>(I'm not sure how to prove it, but it seems to pass all tests).

Isn't that risky? Especially in competitions with challenges.

The second solution uses critical path, looks like a well researched method so it's probably proven somewhere already.

Strange solution for div1 hard that passes all systests: http://ideone.com/knlGNZ

Basically, generate all paths from vertex with indegree 0 to a vertex with outdegree 0, then solve a linear program inside a binary search to find the answer.

Seems to pass all system tests in at most 14ms (!), but I didn't have much confidence in this during the contest so I missed submitting by a few minutes :p.

For div2 Med : It is possible to determine the winner of the game in O(1).Some case analysis needed . My solution : Link

In div1 med of referenced implementation I found this code:

if (k >= 4) {
    k = (k % 2) + 4;
}

How this can be proven/inferred without generating any sprague grundy values? Is mentioned hint about it?

A better approach in such situations is to manually set the no. of iterations ( >= 300 is fine)

Suppose [L; R] is the search range and P is the number of digits after floating point you should calculate.
log2(R - L + 1)  +  log2(10^P)  + C will be enough for C <= 5.
In today's 250p you could just set the number of iterations to 1024 and fit into the TL comfortably.

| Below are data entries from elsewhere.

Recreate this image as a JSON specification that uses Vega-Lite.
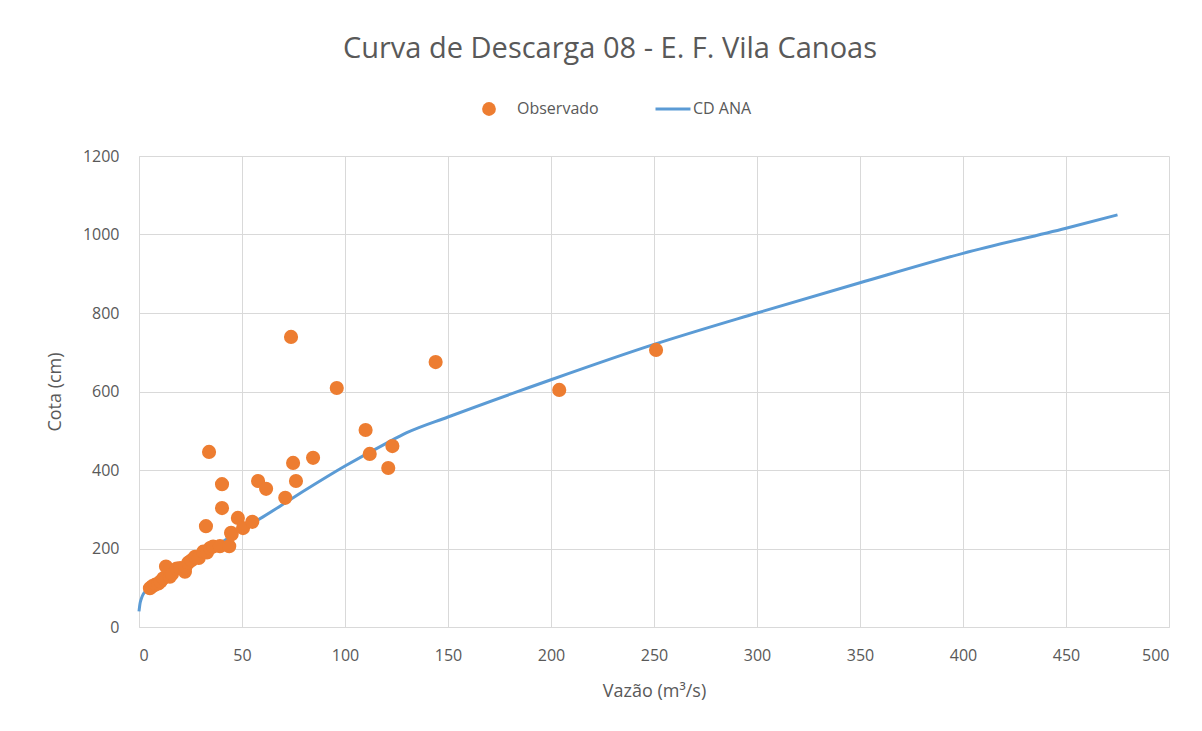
{
  "$schema": "https://vega.github.io/schema/vega-lite/v6.json",
  "autosize": "none",
  "width": 1030,
  "height": 471,
  "padding": {"left": 139, "top": 156, "right": 33, "bottom": 104},
  "background": "white",
  "config": {
    "view": {"stroke": null},
    "font": "Open Sans"
  },
  "title": {
    "text": "Curva de Descarga 08 - E. F. Vila Canoas",
    "fontSize": 29,
    "fontWeight": "normal",
    "color": "#595959",
    "font": "Open Sans",
    "anchor": "middle",
    "dx": -44,
    "offset": 26
  },
  "datasets": {
    "obs": [
      {"q": 5.3, "h": 99}, {"q": 6.5, "h": 104}, {"q": 8, "h": 108}, {"q": 9.4, "h": 111},
      {"q": 10.5, "h": 116}, {"q": 11.8, "h": 124}, {"q": 13.1, "h": 154}, {"q": 15, "h": 128},
      {"q": 16, "h": 135}, {"q": 18.3, "h": 149}, {"q": 20, "h": 150}, {"q": 22.3, "h": 141},
      {"q": 22.5, "h": 152}, {"q": 23.9, "h": 164}, {"q": 25.5, "h": 170}, {"q": 27.2, "h": 179},
      {"q": 29, "h": 176}, {"q": 31.2, "h": 192}, {"q": 32.5, "h": 257}, {"q": 33, "h": 190},
      {"q": 34, "h": 446}, {"q": 34.5, "h": 201}, {"q": 36, "h": 205}, {"q": 39.3, "h": 206},
      {"q": 40.3, "h": 364}, {"q": 40.3, "h": 303}, {"q": 43.8, "h": 206}, {"q": 44.7, "h": 240},
      {"q": 45, "h": 236}, {"q": 48, "h": 278}, {"q": 50.5, "h": 252}, {"q": 55, "h": 268},
      {"q": 57.8, "h": 372}, {"q": 61.7, "h": 352}, {"q": 71, "h": 329}, {"q": 73.8, "h": 739},
      {"q": 74.8, "h": 418}, {"q": 76.2, "h": 372}, {"q": 84.5, "h": 431}, {"q": 96, "h": 609},
      {"q": 110, "h": 502}, {"q": 112, "h": 441}, {"q": 121, "h": 405}, {"q": 123, "h": 461},
      {"q": 144, "h": 675}, {"q": 204, "h": 604}, {"q": 251, "h": 706}
    ],
    "curve": [
      {"q": 0, "h": 40}, {"q": 0.5, "h": 60}, {"q": 1, "h": 70}, {"q": 2, "h": 83},
      {"q": 3, "h": 90}, {"q": 5, "h": 100}, {"q": 10, "h": 120}, {"q": 20, "h": 152},
      {"q": 30, "h": 185}, {"q": 40, "h": 215}, {"q": 50, "h": 250}, {"q": 60, "h": 280},
      {"q": 75, "h": 330}, {"q": 100, "h": 410}, {"q": 120, "h": 468}, {"q": 130, "h": 495},
      {"q": 150, "h": 535}, {"q": 200, "h": 630}, {"q": 250, "h": 720}, {"q": 300, "h": 800},
      {"q": 350, "h": 877}, {"q": 400, "h": 952}, {"q": 450, "h": 1016}, {"q": 475, "h": 1050}
    ]
  },
  "encoding": {
    "x": {
      "field": "q", "type": "quantitative",
      "scale": {"domain": [0, 500], "nice": false},
      "axis": {
        "title": "Vazão (m³/s)", "values": [0, 50, 100, 150, 200, 250, 300, 350, 400, 450, 500],
        "format": "d",
        "grid": true, "gridColor": "#d9d9d9", "gridWidth": 1,
        "domainColor": "#d9d9d9", "ticks": false, "labelPadding": 20,
        "labelFontSize": 16, "labelColor": "#595959", "labelFont": "Open Sans",
        "titleFontSize": 18, "titleColor": "#595959", "titleFontWeight": "normal", "titleFont": "Open Sans",
        "titlePadding": 19
      }
    },
    "y": {
      "field": "h", "type": "quantitative",
      "scale": {"domain": [0, 1200], "nice": false},
      "axis": {
        "title": "Cota (cm)", "values": [0, 200, 400, 600, 800, 1000, 1200],
        "format": "d",
        "grid": true, "gridColor": "#d9d9d9", "gridWidth": 1,
        "domainColor": "#d9d9d9", "ticks": false, "labelPadding": 20,
        "labelFontSize": 16, "labelColor": "#595959", "labelFont": "Open Sans",
        "titleFontSize": 18, "titleColor": "#595959", "titleFontWeight": "normal", "titleFont": "Open Sans",
        "titlePadding": 18
      }
    }
  },
  "layer": [
    {
      "data": {"name": "curve"},
      "transform": [{"calculate": "'CD ANA'", "as": "serie"}],
      "mark": {"type": "line", "strokeWidth": 3, "interpolate": "monotone"},
      "encoding": {
        "stroke": {
          "field": "serie", "type": "nominal",
          "scale": {"domain": ["CD ANA"], "range": ["#5B9BD5"]},
          "legend": {
            "title": null, "orient": "none", "legendX": 515, "legendY": -66,
            "symbolType": "stroke", "symbolStrokeWidth": 3, "symbolSize": 1225,
            "labelFontSize": 16, "labelColor": "#595959", "labelFont": "Open Sans", "labelOffset": 1
          }
        }
      }
    },
    {
      "data": {"name": "obs"},
      "transform": [{"calculate": "'Observado'", "as": "serie"}],
      "mark": {"type": "point", "filled": true, "size": 200, "opacity": 1},
      "encoding": {
        "fill": {
          "field": "serie", "type": "nominal",
          "scale": {"domain": ["Observado"], "range": ["#ED7D31"]},
          "legend": {
            "title": null, "orient": "none", "legendX": 342, "legendY": -55,
            "symbolType": "circle", "symbolSize": 190, "symbolOpacity": 1,
            "labelFontSize": 16, "labelColor": "#595959", "labelFont": "Open Sans", "labelOffset": 20
          }
        }
      }
    }
  ]
}
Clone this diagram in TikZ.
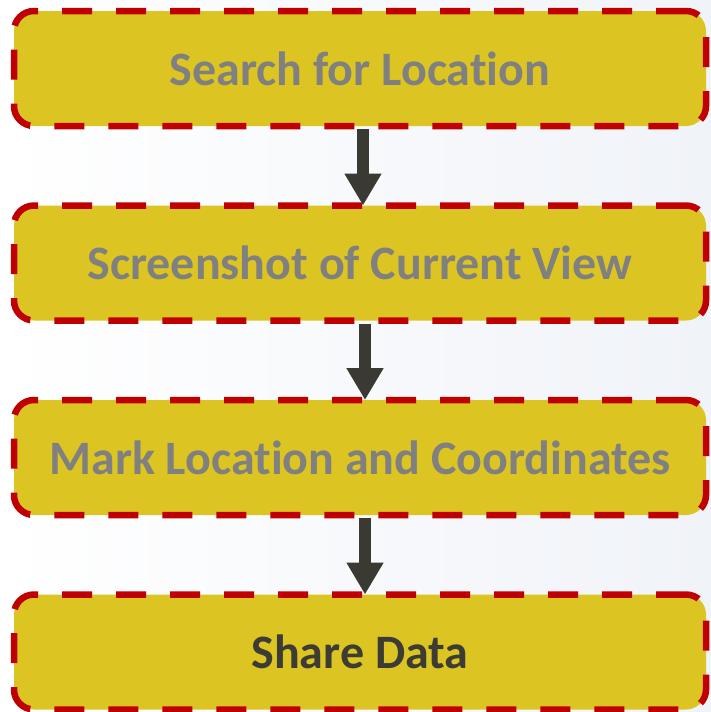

I also used epsilon and passed. You just have to make sure that it's not too small; since the required precision is 10^- 6, I set it at 10^- 7. And the initial max. R at 10⁶.

I don't trust in the epsilon as the stop condition anymore :(

It cost my team a problem in the ACM ICPC Latin America Regional contest of this year (a ternary search with dijkstra), and now this xD

Thanks guys!

What is at least one reason not to use epsilon as stop condition, what caused a problem here? I was used to perform constant number of iterations, however recently I got 2 TLEs in 2 different problems within few days, because I set that constant a bit too high and after changing this to epsilon condition it passed, so now I think that eps condition is a safer way. However we should be aware that epsilon condition is applicable if value we are searching for is exactly what we want to output, I mean such thing will be bad:

"Print result with error not larger than 10^- 6."

double l = 0, r = 1e6;
while (r - l > 1e-7) {
  (...)
}
cout<<f(l)<<endl;

because maybe it doesn't hold that

I haven't coded it yet, so not 100% sure if it will work, but this is the best I could come up with.

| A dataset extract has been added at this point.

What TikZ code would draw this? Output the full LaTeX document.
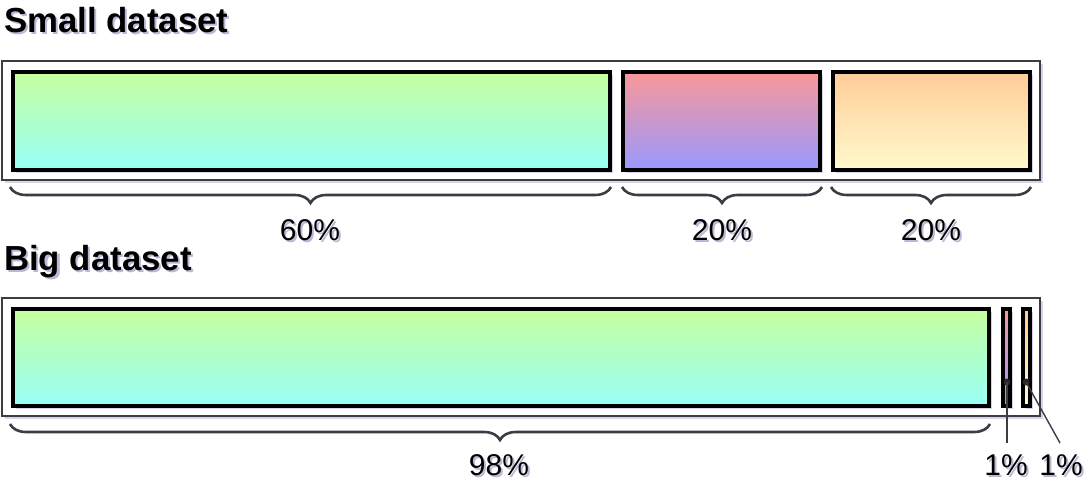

We can easily figure out the path (sequence of nodes) required for each train.

Then we can figure out at what time, which nodes need to be in what state, eg(node 2, R).

If we figure out all possible changes required to all possible nodes, and sort it by time, and then make the change at the top of the sorted list, followed by all possible changes, such that the same node is not changed twice (i.e stop changing node k, if it's ith iteration is different from it's first iteration in the list, and don't change it in this action) , in the same action, deleting the changed items from the list.

Repeat till empty list, the number of times we had to iterate is the answer.

I couldn't code this during the contest (ran out of time). Will try coding this after classes today.

Look at some specific node. For each train that passes through this node you will get an information "at time t[i]+epsilon the switch needs to point in the direction dir[i]".

For example, you can obtain the information (3,left), (5,left), (12,right), (15,right), (33,left).

Then, this particular node needs to be flipped twice: once in the interval (5,12] from left to right and once in (15,33] from right back to left. This is possible if and only if there is an action during each of these intervals.

So, now you have a collection of intervals and you want to cover all of them using as few actions as possible. To do this, just notice that it never hurts to perform the actions as late as possible. For example, if your intervals are ( l[i], r[i] ], it makes no sense to perform the first action sooner than at min(r[i]). This allows us to solve it greedily: always find min(r[i]) among intervals that don't contain any actions yet.